Kebijakan Presiden Amerika Serikat, Donald Trump, untuk memberlakukan tarif timbal balik sebesar 32% terhadap Indonesia telah menimbulkan kontroversi. Fraksi PDI Perjuangan (PDIP) DPR berharap agar pemerintah Indonesia dapat melihat peluang di balik kebijakan Trump yang telah menyebabkan kehebohan di dunia internasional. Menurut Kapoksi Fraksi PDIP Komisi XI DPR RI, Harris Turino, pemerintah perlu memberikan perlindungan kepada perusahaan dalam negeri untuk mencegah terjadinya PHK massal akibat kebijakan tersebut.
Harris menyatakan bahwa kebijakan ini berpotensi mempengaruhi neraca perdagangan Indonesia yang selama ini memiliki surplus sebesar 18 miliar dolar AS per tahun. Namun, Harris juga menekankan pentingnya untuk tidak terburu-buru dalam mengambil kesimpulan mengenai dampak mata uang Rupiah terhadap dolar AS seiring dengan diberlakukannya tarif tersebut. Harris mendorong pemerintah Indonesia untuk segera merumuskan kebijakan politik yang tepat, terutama dalam bidang ekonomi dan perdagangan, serta mengambil langkah-langkah strategis yang tepat.
Dalam jangka pendek, menurut Harris, pemerintah perlu melakukan pemetaan data yang lebih akurat dan membentuk tim negosiasi yang memahami isu ini secara mendalam serta memiliki kapasitas untuk merumuskan strategi yang menguntungkan bagi Indonesia. Harris menjelaskan bahwa tarif sebesar 64% yang dikenakan terhadap produk Amerika yang masuk ke Indonesia merupakan batas tertinggi untuk barang impor dari Amerika, dan bukan semua produk Amerika dikenai tarif sebesar 64%.
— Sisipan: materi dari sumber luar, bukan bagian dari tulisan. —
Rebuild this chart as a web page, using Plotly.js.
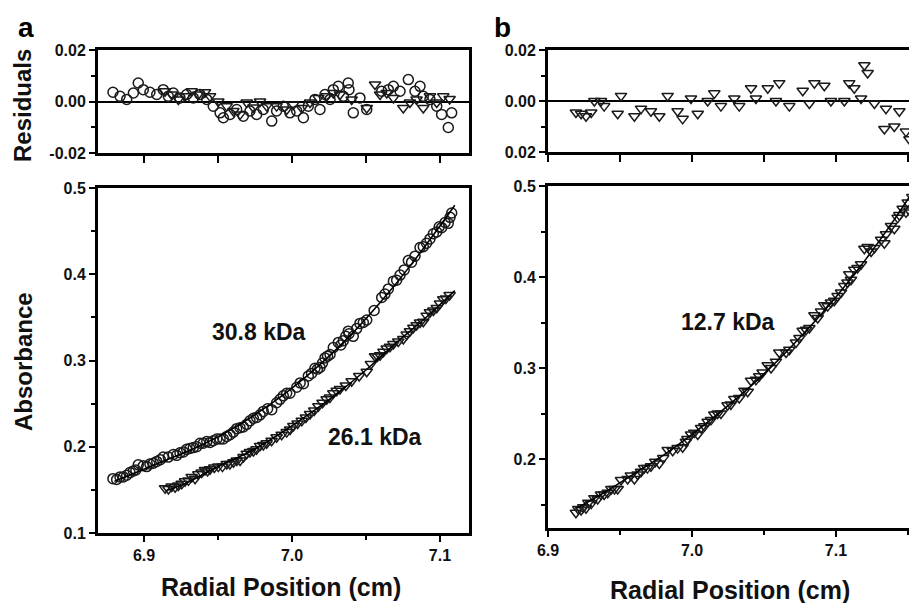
<!DOCTYPE html>
<html>
<head>
<meta charset="utf-8">
<script src="https://cdn.plot.ly/plotly-3.0.1.min.js"></script>
<style>
html,body{margin:0;padding:0;background:#fff;overflow:hidden;}
#chart{width:909px;height:603px;}
</style>
</head>
<body>
<div id="chart"></div>
<script>
// ---------- Panel a : residuals ----------
const resA_circ_x = [6.879,6.8838,6.8883,6.8928,6.8961,6.8995,6.904,6.9086,6.913,6.9164,6.9198,6.9243,6.9288,6.9333,6.9378,6.9424,6.9468,6.9514,6.9536,6.9581,6.9626,6.9671,6.9716,6.9761,6.9806,6.9863,6.9896,6.9941,6.9986,7.0032,7.0077,7.011,7.0155,7.0189,7.0223,7.0257,7.0279,7.0313,7.0347,7.038,7.0385,7.0414,7.0459,7.0505,7.0606,7.0651,7.0685,7.073,7.0786,7.0831,7.0865,7.0887,7.0932,7.0978,7.1011,7.1056,7.1079];
const resA_circ_y = [0.0036,0.002,0.0008,0.0033,0.0072,0.0046,0.0036,0.0027,0.0046,0.002,0.0033,0.0014,0.0027,0.0014,0.0027,0.0008,-0.0018,-0.0044,-0.0063,-0.005,-0.0031,-0.0057,-0.0037,-0.005,-0.0031,-0.0076,-0.0037,-0.0018,-0.0044,-0.0037,-0.0063,-0.0018,0.0008,-0.0031,0.0027,0.0008,0.0046,0.0059,0.002,0.0072,0.0046,-0.0044,0.0014,-0.0031,0.004,0.0046,0.0059,0.004,0.0085,0.004,0.0059,0.002,0.0008,-0.0018,-0.005,-0.0101,-0.0044];
const resA_tri_x = [6.9142,6.9187,6.9232,6.9277,6.9322,6.9367,6.9412,6.9446,6.9502,6.9559,6.9604,6.9649,6.9694,6.9739,6.9784,6.9829,6.9896,6.9964,7.0009,7.0066,7.0122,7.0178,7.0234,7.0279,7.0324,7.0403,7.0505,7.0561,7.0595,7.064,7.0685,7.0752,7.0797,7.0842,7.0887,7.0932,7.0978,7.1022,7.1065];
const resA_tri_y = [0.004,0.0027,0.0008,0.002,0.004,0.0027,0.0036,0.002,0,-0.0018,-0.0037,-0.005,-0.0004,-0.0023,0,-0.0018,-0.0018,-0.0031,-0.0012,-0.0025,-0.0004,0.0014,0.002,0.0033,0.0027,0.0008,-0.0025,0.0066,0.0027,0.0033,0.0014,-0.0025,-0.0004,0.0008,-0.0025,0.002,-0.0004,0.002,0.001];

// ---------- Panel a : absorbance ----------
const absA_circ_y = [0.163,0.165,0.167,0.172,0.179,0.178,0.180,0.183,0.188,0.188,0.191,0.193,0.197,0.199,0.204,0.206,0.207,0.209,0.209,0.214,0.221,0.223,0.230,0.234,0.241,0.243,0.251,0.259,0.262,0.269,0.273,0.282,0.291,0.292,0.303,0.307,0.315,0.321,0.323,0.334,0.331,0.328,0.343,0.347,0.373,0.383,0.392,0.399,0.416,0.421,0.431,0.432,0.441,0.449,0.454,0.459,0.471];
const absA_circ_x_more = [6.8815,6.886,6.8905,6.8945,6.9018,6.9063,6.911,6.9221,6.9266,6.931,6.9356,6.940,6.9446,6.9492,6.9559,6.9604,6.9649,6.9694,6.9739,6.9784,6.9835,6.9919,6.9964,7.0055,7.0132,7.0172,7.0206,7.024,7.033,7.0363,7.0437,7.0482,7.0555,7.0628,7.0707,7.0758,7.0808,7.0909,7.0955,7.0995,7.1034,7.1068];
const absA_circ_y_more = [0.162,0.165,0.170,0.173,0.177,0.181,0.185,0.190,0.194,0.198,0.200,0.204,0.205,0.209,0.212,0.217,0.222,0.226,0.233,0.237,0.244,0.255,0.262,0.274,0.285,0.290,0.297,0.305,0.318,0.328,0.337,0.344,0.358,0.377,0.393,0.405,0.414,0.436,0.447,0.455,0.460,0.466];
const absA_tri_y = [0.152,0.154,0.155,0.160,0.165,0.168,0.173,0.174,0.177,0.180,0.182,0.184,0.192,0.195,0.201,0.204,0.211,0.217,0.224,0.230,0.238,0.247,0.255,0.262,0.267,0.276,0.287,0.305,0.306,0.314,0.319,0.325,0.334,0.341,0.345,0.356,0.361,0.371,0.376];
const absA_tri_x_more = [6.9165,6.921,6.9255,6.93,6.9345,6.939,6.9429,6.9475,6.953,6.958,6.9627,6.9672,6.9716,6.976,6.9806,6.9862,6.993,6.9987,7.0038,7.0094,7.015,7.0206,7.0256,7.0302,7.0364,7.0454,7.0533,7.0578,7.0618,7.0662,7.0718,7.0775,7.082,7.0865,7.091,7.0955,7.1,7.104];
const absA_tri_y_more = [0.151,0.153,0.157,0.161,0.163,0.170,0.172,0.176,0.177,0.180,0.184,0.188,0.194,0.197,0.202,0.207,0.214,0.220,0.227,0.234,0.242,0.251,0.257,0.265,0.271,0.282,0.296,0.305,0.310,0.316,0.322,0.330,0.338,0.344,0.352,0.358,0.366,0.372];
const fitA_circ_x = [6.88,6.90,6.92,6.94,6.96,6.98,7.00,7.02,7.04,7.06,7.08,7.10,7.11];
const fitA_circ_y = [0.160,0.174,0.188,0.203,0.221,0.243,0.268,0.297,0.330,0.368,0.410,0.456,0.480];
const fitA_tri_x = [6.915,6.93,6.95,6.97,6.99,7.01,7.03,7.05,7.07,7.09,7.11];
const fitA_tri_y = [0.149,0.159,0.177,0.193,0.213,0.236,0.261,0.289,0.320,0.349,0.381];

// ---------- Panel b ----------
const resB_x = [6.9194,6.923,6.9264,6.930,6.9322,6.9368,6.939,6.9484,6.9507,6.960,6.9646,6.9715,6.9773,6.9831,6.990,6.9935,6.9993,7.004,7.0109,7.0155,7.0201,7.0294,7.0328,7.041,7.0444,7.0526,7.0583,7.0606,7.0676,7.0769,7.0815,7.085,7.0919,7.0965,7.1058,7.1092,7.1127,7.1174,7.1197,7.122,7.1267,7.1336,7.1347,7.1405,7.144,7.1486,7.151];
const resB_y = [-0.0045,-0.005,-0.006,-0.0045,0,0,-0.002,-0.005,0.002,-0.006,-0.003,-0.004,-0.006,0.002,-0.004,-0.007,0.001,-0.005,0,0.003,-0.002,0.001,-0.002,0.005,0.001,0.005,0,0.007,-0.002,0.004,-0.001,0.007,0.006,0,0,0.007,0.005,0.001,0.014,0.011,-0.001,-0.011,-0.003,-0.010,-0.004,-0.012,-0.015];
const absB_y = [0.141,0.144,0.146,0.151,0.157,0.161,0.161,0.167,0.177,0.178,0.186,0.192,0.195,0.210,0.212,0.213,0.227,0.227,0.241,0.249,0.250,0.266,0.267,0.286,0.287,0.303,0.307,0.317,0.320,0.341,0.344,0.358,0.369,0.372,0.390,0.403,0.408,0.414,0.431,0.433,0.432,0.437,0.447,0.453,0.468,0.471,0.473];
const absB_x_more = [6.921,6.9245,6.928,6.9345,6.9415,6.944,6.9462,6.9553,6.9575,6.9622,6.9668,6.969,6.9745,6.980,6.9866,6.9958,6.9968,7.0016,7.0063,7.0086,7.0132,7.0178,7.0247,7.027,7.0364,7.0387,7.0467,7.049,7.0549,7.0653,7.0722,7.0746,7.0792,7.0873,7.0896,7.0942,7.0988,7.1011,7.1035,7.108,7.1104,7.115,7.1244,7.1313,7.1382,7.1428,7.1463,7.1498,7.153];
const absB_y_more = [0.145,0.147,0.152,0.156,0.163,0.167,0.167,0.178,0.182,0.183,0.190,0.190,0.197,0.201,0.209,0.219,0.222,0.229,0.234,0.236,0.243,0.250,0.259,0.260,0.275,0.274,0.291,0.295,0.300,0.317,0.328,0.333,0.342,0.355,0.362,0.368,0.374,0.379,0.383,0.394,0.397,0.410,0.428,0.441,0.456,0.465,0.475,0.482,0.488];
const fitB_x = [6.92,6.94,6.96,6.98,7.00,7.02,7.04,7.06,7.08,7.10,7.12,7.14,7.16];
const fitB_y = [0.146,0.164,0.184,0.204,0.227,0.252,0.279,0.309,0.342,0.378,0.418,0.462,0.510];

// ---------- Text ----------
const labelsA = ['30.8 kDa','26.1 kDa'];
const labelB = '12.7 kDa';
const resA_ticks = [-0.02, 0, 0.02];
const resA_ticktext = ['-0.02','0.00','0.02'];
const resB_ticktext = ['0.02','0.00','0.02'];

const W = 909, H = 603;
const px = v => v / W;
const py = v => 1 - v / H;
const FONT = 'Liberation Sans, Arial, Helvetica, sans-serif';

const circ = {symbol:'circle-open', size:10, color:'#1a1a1a', line:{width:1.5, color:'#1a1a1a'}};
const tri  = {symbol:'triangle-down-open', size:10, color:'#1a1a1a', line:{width:1.5, color:'#1a1a1a'}};
const fitLine = {color:'#000', width:1.6, shape:'spline'};

const traces = [
  {x:resA_circ_x, y:resA_circ_y, xaxis:'x', yaxis:'y', mode:'markers', marker:circ, hoverinfo:'skip'},
  {x:resA_tri_x, y:resA_tri_y, xaxis:'x', yaxis:'y', mode:'markers', marker:tri, hoverinfo:'skip'},
  {x:resA_circ_x.concat(absA_circ_x_more), y:absA_circ_y.concat(absA_circ_y_more), xaxis:'x2', yaxis:'y2', mode:'markers', marker:circ, hoverinfo:'skip'},
  {x:resA_tri_x.concat(absA_tri_x_more), y:absA_tri_y.concat(absA_tri_y_more), xaxis:'x2', yaxis:'y2', mode:'markers', marker:tri, hoverinfo:'skip'},
  {x:fitA_circ_x, y:fitA_circ_y, xaxis:'x2', yaxis:'y2', mode:'lines', line:fitLine, hoverinfo:'skip'},
  {x:fitA_tri_x, y:fitA_tri_y, xaxis:'x2', yaxis:'y2', mode:'lines', line:fitLine, hoverinfo:'skip'},
  {x:resB_x, y:resB_y, xaxis:'x3', yaxis:'y3', mode:'markers', marker:tri, hoverinfo:'skip'},
  {x:resB_x.concat(absB_x_more), y:absB_y.concat(absB_y_more), xaxis:'x4', yaxis:'y4', mode:'markers', marker:tri, hoverinfo:'skip'},
  {x:fitB_x, y:fitB_y, xaxis:'x4', yaxis:'y4', mode:'lines', line:fitLine, hoverinfo:'skip'}
];

const tickFont = {family:FONT, size:16, color:'#111', weight:'bold'};
const base = {showline:true, linewidth:3, linecolor:'#000', showgrid:false, zeroline:false,
  ticks:'outside', ticklen:6, tickwidth:2, tickcolor:'#000', tickfont:tickFont, fixedrange:true};
const minorY = {ticks:'outside', ticklen:4, tickwidth:2, tickcolor:'#000'};

const xA = [px(98), px(469)];
const xB = [px(548), 1];
const rangeA = [6.8689, 7.1196];
const rangeB = [6.9, 7.1507];

const layout = {
  width:W, height:H, margin:{l:0,r:0,t:0,b:0}, showlegend:false,
  paper_bgcolor:'#fff', plot_bgcolor:'#fff',
  font:{family:FONT, color:'#111'},
  xaxis: Object.assign({}, base, {domain:xA, anchor:'y', range:rangeA, mirror:true,
    showticklabels:false, tick0:6.9, dtick:0.05, ticklen:7}),
  yaxis: Object.assign({}, base, {domain:[py(153), py(50)], anchor:'x', range:[-0.02,0.02], mirror:true,
    tickmode:'array', tickvals:resA_ticks, ticktext:resA_ticktext,
    zeroline:true, zerolinecolor:'#000', zerolinewidth:2,
    minor:Object.assign({tickmode:'array', tickvals:[-0.01,0.01]}, minorY)}),
  xaxis2: Object.assign({}, base, {domain:xA, anchor:'y2', range:rangeA, mirror:true,
    tick0:6.9, dtick:0.1, tickformat:'.1f',
    minor:Object.assign({tick0:6.9, dtick:0.05}, minorY)}),
  yaxis2: Object.assign({}, base, {domain:[py(533), py(188)], anchor:'x2', range:[0.1,0.5], mirror:true,
    tick0:0.1, dtick:0.1, tickformat:'.1f',
    minor:Object.assign({tick0:0.1, dtick:0.05}, minorY)}),
  xaxis3: Object.assign({}, base, {domain:xB, anchor:'y3', range:rangeB, mirror:true,
    showticklabels:false, tick0:6.9, dtick:0.05, ticklen:7}),
  yaxis3: Object.assign({}, base, {domain:[py(152), py(50)], anchor:'x3', range:[-0.02,0.02], mirror:false,
    tickmode:'array', tickvals:resA_ticks, ticktext:resB_ticktext,
    zeroline:true, zerolinecolor:'#000', zerolinewidth:2,
    minor:Object.assign({tickmode:'array', tickvals:[-0.01,0.01]}, minorY)}),
  xaxis4: Object.assign({}, base, {domain:xB, anchor:'y4', range:rangeB, mirror:true,
    tick0:6.9, dtick:0.1, tickformat:'.1f',
    minor:Object.assign({tick0:6.9, dtick:0.05}, minorY)}),
  yaxis4: Object.assign({}, base, {domain:[py(528), py(186)], anchor:'x4', range:[0.1242,0.5], mirror:false,
    tick0:0.1, dtick:0.1, tickformat:'.1f',
    minor:Object.assign({tick0:0.1, dtick:0.05}, minorY)}),
  annotations: [
    {xref:'paper', yref:'paper', x:px(26), y:py(27), text:'a', showarrow:false, xanchor:'center', yanchor:'middle',
      font:{family:FONT, size:28, color:'#000', weight:'bold'}},
    {xref:'paper', yref:'paper', x:px(503), y:py(27), text:'b', showarrow:false, xanchor:'center', yanchor:'middle',
      font:{family:FONT, size:28, color:'#000', weight:'bold'}},
    {xref:'paper', yref:'paper', x:px(23), y:py(106), text:'Residuals', textangle:-90, showarrow:false,
      xanchor:'center', yanchor:'middle', font:{family:FONT, size:24, color:'#111', weight:'bold'}},
    {xref:'paper', yref:'paper', x:px(23), y:py(362), text:'Absorbance', textangle:-90, showarrow:false,
      xanchor:'center', yanchor:'middle', font:{family:FONT, size:24, color:'#111', weight:'bold'}},
    {xref:'paper', yref:'paper', x:px(281), y:py(587), text:'Radial Position (cm)', showarrow:false,
      xanchor:'center', yanchor:'middle', font:{family:FONT, size:25, color:'#111', weight:'bold'}},
    {xref:'paper', yref:'paper', x:px(730), y:py(590), text:'Radial Position (cm)', showarrow:false,
      xanchor:'center', yanchor:'middle', font:{family:FONT, size:25, color:'#111', weight:'bold'}},
    {xref:'x2', yref:'y2', x:6.978, y:0.333, text:labelsA[0], showarrow:false, xanchor:'center', yanchor:'middle',
      font:{family:FONT, size:23, color:'#111', weight:'bold'}},
    {xref:'x2', yref:'y2', x:7.056, y:0.2116, text:labelsA[1], showarrow:false, xanchor:'center', yanchor:'middle',
      font:{family:FONT, size:23, color:'#111', weight:'bold'}},
    {xref:'x4', yref:'y4', x:7.025, y:0.3505, text:labelB, showarrow:false, xanchor:'center', yanchor:'middle',
      font:{family:FONT, size:23, color:'#111', weight:'bold'}}
  ]
};

Plotly.newPlot('chart', traces, layout, {staticPlot:true, displayModeBar:false});
</script>
</body>
</html>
Harris juga menegaskan perlunya transparansi pemerintah dalam menjelaskan kebijakan tersebut kepada publik untuk mencegah kepanikan berlebihan di pasar uang dan pasar modal. Dia menganggap kebijakan yang dikeluarkan Trump lebih sebagai alat negosiasi untuk menyeimbangkan neraca perdagangan AS, bukan keputusan yang permanen. Harris juga menyerukan agar pemerintah memberikan perlindungan terhadap perusahaan yang terdampak langsung oleh kebijakan Trump, dan menggunakan instrumen fiskal untuk mengurangi risiko kebangkrutan dan potensi PHK massal akibat lonjakan tarif.